This is incredibly helpful.. thanks so much for taking the time to put this together! Hopefully they open it back up for pilots soon, as I'm very interested.
In the mean time, would you mind elaborating on why it's such a good deal, and what the downsides are from your perspective? You mentioned there's a lot more opportunity to string together flying tours... is that true more or less regardless of the community? And does that realistically mean accepting repeated sea tours (or whatever the AF calls them), or are there plenty of flying shore tours (even if OCONUS... just not separating from family for months at a time)? Thinking specifically at the O-4/O-5 levels.
Thanks again!
I wish I had insight on what the holdup is on the IST program, when it opens back up is anyone's guess.

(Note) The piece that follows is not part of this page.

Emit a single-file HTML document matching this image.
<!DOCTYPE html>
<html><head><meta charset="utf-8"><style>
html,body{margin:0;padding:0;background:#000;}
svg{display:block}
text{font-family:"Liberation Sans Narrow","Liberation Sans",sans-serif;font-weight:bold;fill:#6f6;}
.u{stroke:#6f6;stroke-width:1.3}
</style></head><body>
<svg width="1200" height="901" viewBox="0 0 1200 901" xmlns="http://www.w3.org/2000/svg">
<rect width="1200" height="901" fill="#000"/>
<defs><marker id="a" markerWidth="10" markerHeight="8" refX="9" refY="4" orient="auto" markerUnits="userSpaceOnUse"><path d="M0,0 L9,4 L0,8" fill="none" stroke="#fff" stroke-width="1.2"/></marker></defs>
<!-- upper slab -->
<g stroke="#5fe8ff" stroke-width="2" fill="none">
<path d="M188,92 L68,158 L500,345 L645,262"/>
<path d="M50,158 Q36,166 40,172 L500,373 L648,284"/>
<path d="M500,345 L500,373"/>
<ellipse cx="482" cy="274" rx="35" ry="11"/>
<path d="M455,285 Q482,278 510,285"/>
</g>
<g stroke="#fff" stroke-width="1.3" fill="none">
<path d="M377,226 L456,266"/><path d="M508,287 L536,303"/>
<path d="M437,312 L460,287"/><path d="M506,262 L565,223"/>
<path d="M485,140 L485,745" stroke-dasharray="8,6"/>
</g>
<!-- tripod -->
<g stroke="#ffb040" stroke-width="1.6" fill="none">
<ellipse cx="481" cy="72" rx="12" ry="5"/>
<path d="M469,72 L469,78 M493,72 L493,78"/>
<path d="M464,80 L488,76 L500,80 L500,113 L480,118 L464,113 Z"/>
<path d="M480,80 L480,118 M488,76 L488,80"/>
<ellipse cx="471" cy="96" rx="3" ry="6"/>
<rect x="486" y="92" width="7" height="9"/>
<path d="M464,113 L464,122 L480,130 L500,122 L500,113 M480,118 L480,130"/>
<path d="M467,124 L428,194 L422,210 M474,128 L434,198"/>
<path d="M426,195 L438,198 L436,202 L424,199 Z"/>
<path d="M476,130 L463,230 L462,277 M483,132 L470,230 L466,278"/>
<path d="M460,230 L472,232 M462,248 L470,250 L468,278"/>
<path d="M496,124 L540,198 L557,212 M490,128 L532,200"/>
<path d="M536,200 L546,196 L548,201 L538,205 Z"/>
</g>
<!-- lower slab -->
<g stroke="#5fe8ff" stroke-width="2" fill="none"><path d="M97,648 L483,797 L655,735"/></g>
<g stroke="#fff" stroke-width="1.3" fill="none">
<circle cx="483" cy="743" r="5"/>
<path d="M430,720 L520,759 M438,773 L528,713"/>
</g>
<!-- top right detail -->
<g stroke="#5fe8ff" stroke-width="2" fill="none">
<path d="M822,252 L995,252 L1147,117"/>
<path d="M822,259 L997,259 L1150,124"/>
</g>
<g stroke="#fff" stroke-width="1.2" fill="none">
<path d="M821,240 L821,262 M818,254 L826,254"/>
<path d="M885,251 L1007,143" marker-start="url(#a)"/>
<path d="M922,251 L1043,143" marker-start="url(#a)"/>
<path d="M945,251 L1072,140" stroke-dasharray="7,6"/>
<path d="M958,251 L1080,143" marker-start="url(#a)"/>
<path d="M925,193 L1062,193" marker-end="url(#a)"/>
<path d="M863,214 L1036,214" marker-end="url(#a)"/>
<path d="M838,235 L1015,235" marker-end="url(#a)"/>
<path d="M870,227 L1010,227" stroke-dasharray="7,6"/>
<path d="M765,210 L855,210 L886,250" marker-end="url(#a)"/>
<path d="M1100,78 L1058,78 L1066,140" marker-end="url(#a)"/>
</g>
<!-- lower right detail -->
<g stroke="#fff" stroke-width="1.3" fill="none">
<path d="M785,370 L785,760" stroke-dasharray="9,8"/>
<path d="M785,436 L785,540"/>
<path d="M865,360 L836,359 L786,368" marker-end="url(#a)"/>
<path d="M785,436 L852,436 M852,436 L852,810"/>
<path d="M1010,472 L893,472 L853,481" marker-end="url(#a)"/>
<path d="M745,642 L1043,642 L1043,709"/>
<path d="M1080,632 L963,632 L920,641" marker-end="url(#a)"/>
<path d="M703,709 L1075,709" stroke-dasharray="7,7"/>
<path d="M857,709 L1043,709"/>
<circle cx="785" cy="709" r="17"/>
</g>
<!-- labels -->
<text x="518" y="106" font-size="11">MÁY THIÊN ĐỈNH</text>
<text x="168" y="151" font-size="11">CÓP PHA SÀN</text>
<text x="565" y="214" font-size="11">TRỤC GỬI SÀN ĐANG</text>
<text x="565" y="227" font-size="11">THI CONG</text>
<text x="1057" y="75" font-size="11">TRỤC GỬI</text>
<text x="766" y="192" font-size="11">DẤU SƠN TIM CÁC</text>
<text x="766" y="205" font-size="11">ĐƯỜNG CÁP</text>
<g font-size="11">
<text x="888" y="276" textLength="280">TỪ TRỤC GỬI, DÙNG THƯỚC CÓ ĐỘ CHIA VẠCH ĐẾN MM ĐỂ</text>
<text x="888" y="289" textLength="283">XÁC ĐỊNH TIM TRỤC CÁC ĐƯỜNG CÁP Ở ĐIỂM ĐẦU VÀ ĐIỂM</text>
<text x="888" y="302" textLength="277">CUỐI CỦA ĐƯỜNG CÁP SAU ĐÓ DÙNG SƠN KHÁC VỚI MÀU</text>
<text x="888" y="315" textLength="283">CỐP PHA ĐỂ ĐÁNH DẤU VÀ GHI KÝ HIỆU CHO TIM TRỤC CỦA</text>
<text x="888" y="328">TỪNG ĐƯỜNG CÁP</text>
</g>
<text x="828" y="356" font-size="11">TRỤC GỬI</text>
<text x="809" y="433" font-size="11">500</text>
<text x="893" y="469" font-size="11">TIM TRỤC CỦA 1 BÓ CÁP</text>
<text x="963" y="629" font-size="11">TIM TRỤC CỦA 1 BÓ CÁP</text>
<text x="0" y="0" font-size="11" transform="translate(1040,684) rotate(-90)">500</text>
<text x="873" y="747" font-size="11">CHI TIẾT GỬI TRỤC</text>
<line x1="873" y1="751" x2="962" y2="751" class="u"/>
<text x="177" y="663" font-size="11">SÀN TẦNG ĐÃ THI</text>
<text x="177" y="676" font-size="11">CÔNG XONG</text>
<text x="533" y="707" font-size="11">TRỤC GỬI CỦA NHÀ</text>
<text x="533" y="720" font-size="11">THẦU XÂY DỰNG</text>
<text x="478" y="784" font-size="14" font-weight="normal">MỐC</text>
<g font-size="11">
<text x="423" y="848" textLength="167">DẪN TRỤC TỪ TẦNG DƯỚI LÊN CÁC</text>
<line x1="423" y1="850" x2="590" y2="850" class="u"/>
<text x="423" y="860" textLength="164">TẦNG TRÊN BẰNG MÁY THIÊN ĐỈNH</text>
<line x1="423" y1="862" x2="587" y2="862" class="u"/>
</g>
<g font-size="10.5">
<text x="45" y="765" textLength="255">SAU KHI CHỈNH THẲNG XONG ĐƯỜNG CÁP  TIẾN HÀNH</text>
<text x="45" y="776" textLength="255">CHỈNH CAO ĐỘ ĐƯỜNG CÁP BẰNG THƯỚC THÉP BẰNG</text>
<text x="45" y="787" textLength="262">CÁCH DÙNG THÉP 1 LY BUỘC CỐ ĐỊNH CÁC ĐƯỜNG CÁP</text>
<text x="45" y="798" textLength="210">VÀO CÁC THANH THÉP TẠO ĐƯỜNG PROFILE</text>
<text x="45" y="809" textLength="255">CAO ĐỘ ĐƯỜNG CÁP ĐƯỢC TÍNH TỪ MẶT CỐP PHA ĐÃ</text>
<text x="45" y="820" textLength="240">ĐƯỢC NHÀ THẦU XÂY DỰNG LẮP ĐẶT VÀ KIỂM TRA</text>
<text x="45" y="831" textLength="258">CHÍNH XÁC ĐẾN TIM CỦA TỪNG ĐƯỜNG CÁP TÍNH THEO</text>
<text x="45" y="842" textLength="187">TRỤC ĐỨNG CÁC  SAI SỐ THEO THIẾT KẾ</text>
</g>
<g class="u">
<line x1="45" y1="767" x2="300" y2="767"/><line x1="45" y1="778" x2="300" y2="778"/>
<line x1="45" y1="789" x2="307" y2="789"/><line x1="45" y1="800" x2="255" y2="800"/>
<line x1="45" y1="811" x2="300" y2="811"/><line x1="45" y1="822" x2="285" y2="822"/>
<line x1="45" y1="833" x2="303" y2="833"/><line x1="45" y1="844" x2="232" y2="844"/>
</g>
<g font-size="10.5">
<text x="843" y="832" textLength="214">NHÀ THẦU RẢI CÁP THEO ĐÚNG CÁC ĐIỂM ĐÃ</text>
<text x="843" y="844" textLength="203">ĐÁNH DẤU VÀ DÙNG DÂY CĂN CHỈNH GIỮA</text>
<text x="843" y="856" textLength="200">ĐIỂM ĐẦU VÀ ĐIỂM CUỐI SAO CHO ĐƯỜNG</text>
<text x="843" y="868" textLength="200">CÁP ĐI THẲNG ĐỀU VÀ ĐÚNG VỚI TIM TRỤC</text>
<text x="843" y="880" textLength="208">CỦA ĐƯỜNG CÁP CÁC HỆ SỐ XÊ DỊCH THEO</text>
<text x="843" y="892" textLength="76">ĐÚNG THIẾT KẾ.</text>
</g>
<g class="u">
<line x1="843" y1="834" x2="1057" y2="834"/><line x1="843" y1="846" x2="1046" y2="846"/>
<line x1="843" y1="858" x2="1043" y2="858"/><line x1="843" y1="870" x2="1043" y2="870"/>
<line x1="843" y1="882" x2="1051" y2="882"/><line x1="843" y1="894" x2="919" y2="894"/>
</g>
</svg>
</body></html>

As to why it's a good deal, to me, it's because the AF gives you a lot more paths and avenues to fly your entire career. So far, since I started flight school 15 years ago I've never left the cockpit. My entire goal has been to fly as much as possible and the Navy was forcing me into 3 years of non-flying, with no wiggle room. Instead, I've logged a little over 400 hours in the past 15 months. As you get senior, if you end up as a terminal O-4, the AF has a lot of options to keep flying. Right now they almost force you into flying and you have to ask to go to a non-flying job. If you make O-5, there's not as many options but there are still plenty of billets that will keep you in the cockpit and flying at least once every week or so, if not more. It's not like the Navy where, as an O-5, if you aren't a CO/XO, you are almost virtually guaranteed to never fly again.

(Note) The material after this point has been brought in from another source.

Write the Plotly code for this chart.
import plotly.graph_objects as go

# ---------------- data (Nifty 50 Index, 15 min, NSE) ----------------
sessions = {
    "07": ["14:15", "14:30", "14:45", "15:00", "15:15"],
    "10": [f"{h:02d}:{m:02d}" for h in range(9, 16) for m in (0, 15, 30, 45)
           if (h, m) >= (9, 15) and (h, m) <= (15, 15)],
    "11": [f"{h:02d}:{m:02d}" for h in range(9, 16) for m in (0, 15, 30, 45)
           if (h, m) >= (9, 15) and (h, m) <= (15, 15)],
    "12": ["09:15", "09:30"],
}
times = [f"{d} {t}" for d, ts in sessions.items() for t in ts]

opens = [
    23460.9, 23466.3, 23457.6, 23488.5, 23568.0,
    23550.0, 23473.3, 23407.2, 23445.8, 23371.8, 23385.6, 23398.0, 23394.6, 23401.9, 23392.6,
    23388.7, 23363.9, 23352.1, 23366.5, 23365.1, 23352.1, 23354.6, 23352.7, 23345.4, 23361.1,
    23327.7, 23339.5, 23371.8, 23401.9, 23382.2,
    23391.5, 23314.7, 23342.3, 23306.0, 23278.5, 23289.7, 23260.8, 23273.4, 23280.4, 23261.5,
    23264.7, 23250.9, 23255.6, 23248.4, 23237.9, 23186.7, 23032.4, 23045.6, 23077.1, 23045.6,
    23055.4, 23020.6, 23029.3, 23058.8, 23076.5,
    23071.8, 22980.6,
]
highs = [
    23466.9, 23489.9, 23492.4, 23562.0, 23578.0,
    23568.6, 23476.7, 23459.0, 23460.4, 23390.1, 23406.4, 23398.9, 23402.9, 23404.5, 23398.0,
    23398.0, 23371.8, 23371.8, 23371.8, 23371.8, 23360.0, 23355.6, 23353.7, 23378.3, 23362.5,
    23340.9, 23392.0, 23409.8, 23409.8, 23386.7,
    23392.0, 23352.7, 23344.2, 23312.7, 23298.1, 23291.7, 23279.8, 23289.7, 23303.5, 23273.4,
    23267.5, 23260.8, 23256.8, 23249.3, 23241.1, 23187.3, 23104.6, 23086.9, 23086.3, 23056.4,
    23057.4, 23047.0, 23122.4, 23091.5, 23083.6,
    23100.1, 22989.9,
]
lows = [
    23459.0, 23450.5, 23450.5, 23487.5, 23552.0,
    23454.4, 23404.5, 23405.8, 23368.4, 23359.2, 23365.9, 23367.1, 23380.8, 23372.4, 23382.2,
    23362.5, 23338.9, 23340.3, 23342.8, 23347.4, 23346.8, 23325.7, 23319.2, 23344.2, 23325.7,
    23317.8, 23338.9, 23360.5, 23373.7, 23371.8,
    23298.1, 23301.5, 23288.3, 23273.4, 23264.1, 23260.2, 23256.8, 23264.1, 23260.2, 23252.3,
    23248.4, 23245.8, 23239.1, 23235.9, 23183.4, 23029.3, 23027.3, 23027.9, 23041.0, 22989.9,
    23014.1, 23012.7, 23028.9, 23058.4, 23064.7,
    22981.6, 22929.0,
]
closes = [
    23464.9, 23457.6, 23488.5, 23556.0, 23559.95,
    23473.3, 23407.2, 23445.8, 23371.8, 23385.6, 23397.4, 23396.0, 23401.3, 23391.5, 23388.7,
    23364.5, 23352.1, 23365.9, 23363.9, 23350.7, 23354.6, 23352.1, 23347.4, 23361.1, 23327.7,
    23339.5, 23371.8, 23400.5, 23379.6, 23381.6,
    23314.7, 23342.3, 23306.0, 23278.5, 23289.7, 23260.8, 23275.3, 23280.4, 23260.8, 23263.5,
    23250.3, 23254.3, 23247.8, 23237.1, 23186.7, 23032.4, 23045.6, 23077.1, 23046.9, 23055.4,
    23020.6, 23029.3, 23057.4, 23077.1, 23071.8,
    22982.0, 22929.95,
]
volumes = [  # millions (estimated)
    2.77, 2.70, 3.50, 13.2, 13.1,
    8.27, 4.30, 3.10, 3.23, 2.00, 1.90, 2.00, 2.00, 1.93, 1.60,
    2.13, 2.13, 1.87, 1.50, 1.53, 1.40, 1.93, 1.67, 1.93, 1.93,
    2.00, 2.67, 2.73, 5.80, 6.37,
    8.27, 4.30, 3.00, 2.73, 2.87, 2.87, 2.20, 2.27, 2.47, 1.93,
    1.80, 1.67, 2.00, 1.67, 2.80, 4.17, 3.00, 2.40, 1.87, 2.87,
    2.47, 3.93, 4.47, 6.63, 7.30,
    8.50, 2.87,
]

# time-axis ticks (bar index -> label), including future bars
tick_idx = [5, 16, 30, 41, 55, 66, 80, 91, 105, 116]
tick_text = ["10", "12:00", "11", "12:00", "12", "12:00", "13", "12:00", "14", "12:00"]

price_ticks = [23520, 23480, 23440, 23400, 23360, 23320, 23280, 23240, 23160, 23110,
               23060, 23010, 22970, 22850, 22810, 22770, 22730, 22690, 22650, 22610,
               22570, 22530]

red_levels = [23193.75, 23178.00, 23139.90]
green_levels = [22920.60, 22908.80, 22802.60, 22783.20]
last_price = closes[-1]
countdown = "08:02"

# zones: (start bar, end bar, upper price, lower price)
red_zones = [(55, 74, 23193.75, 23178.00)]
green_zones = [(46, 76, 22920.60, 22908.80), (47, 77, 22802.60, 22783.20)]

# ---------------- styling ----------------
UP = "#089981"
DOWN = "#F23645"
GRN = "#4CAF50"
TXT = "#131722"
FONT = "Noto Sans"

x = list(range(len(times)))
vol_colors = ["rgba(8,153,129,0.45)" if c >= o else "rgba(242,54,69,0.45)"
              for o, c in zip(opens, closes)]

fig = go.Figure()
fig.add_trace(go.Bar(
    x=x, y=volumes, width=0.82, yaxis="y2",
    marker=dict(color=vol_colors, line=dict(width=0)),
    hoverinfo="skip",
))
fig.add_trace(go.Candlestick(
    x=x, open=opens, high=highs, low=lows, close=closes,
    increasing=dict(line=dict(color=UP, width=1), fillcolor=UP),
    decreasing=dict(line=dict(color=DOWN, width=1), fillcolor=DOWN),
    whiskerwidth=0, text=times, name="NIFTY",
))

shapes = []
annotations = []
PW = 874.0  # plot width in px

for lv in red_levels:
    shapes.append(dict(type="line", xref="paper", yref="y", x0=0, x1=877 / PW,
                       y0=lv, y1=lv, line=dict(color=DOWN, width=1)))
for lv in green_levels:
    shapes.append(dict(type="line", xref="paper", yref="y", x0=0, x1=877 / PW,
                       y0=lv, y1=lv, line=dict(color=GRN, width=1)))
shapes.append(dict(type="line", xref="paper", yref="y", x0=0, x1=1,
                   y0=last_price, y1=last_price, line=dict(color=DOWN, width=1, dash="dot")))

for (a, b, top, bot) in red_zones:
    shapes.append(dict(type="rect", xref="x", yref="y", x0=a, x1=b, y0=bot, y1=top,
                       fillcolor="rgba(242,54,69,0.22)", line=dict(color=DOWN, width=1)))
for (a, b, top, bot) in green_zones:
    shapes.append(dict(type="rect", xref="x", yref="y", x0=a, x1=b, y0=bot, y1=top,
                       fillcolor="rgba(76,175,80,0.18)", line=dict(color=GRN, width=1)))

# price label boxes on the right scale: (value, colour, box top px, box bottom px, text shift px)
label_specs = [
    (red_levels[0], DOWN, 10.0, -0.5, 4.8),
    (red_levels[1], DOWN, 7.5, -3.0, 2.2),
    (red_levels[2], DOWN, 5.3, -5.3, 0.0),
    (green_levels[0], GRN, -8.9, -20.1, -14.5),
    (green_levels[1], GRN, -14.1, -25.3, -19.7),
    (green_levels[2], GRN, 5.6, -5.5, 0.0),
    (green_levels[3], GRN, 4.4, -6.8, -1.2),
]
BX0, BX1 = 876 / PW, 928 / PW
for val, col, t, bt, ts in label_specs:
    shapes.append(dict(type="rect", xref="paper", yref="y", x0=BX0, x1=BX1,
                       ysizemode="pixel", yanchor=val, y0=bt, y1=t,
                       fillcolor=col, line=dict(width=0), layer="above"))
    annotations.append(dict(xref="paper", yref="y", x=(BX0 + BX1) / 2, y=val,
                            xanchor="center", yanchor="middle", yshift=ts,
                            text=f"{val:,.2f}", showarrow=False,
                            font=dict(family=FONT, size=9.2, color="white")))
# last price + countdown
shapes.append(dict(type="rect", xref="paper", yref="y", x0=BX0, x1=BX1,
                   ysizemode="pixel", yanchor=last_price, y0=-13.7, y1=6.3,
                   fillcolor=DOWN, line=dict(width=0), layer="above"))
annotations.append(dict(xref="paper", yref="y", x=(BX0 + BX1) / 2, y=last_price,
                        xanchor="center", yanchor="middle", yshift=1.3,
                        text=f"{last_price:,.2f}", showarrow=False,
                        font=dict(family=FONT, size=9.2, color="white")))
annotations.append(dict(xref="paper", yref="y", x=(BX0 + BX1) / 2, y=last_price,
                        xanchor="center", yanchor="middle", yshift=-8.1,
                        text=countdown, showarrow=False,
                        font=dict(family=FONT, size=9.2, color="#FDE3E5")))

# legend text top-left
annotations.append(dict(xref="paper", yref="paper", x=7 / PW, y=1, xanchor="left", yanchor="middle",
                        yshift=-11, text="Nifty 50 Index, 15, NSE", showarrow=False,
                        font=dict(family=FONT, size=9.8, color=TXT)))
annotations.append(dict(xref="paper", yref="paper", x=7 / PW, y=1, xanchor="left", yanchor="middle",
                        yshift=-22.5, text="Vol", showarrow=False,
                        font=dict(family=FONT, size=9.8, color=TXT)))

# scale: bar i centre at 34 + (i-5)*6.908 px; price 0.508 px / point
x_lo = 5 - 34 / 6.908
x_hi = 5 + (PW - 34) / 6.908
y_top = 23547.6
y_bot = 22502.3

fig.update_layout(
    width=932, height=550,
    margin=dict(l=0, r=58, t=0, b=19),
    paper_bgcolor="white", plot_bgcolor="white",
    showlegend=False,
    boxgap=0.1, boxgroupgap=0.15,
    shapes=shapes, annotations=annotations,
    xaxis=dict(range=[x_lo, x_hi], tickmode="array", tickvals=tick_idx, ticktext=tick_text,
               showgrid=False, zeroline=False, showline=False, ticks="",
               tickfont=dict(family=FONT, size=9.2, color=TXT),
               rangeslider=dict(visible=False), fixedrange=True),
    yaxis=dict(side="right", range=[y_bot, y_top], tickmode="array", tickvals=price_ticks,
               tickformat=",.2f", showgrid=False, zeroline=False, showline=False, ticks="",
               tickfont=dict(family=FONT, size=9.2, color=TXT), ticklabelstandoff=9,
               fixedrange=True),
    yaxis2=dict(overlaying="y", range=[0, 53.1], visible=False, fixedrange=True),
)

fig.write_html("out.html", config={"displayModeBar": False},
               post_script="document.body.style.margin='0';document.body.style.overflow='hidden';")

For me personally, I just made O-5 so I have some choices to make, whether to pursue command or pursue some various flying options. One thing I do like about the AF and command screen is you have to opt in, and you don't have the narrow window to screen like the Navy does. The other nice thing is that I have options that will let me stay in the cockpit until the day I retire if I choose.
As to deployments, in my community it's different because they'll deploy individual crews and not the entire squadron. I just got home from a two month deployment and probably won't deploy again for quite some time. There are some non-flying deployments out there, and the AF has their version of the IA/GSA deployments called a 365 or 180-day. Those do suck but the number of those types of deployments are dwindling as ops in CENTCOM aren't as busy as the heavy days of Iraq/Afghanistan.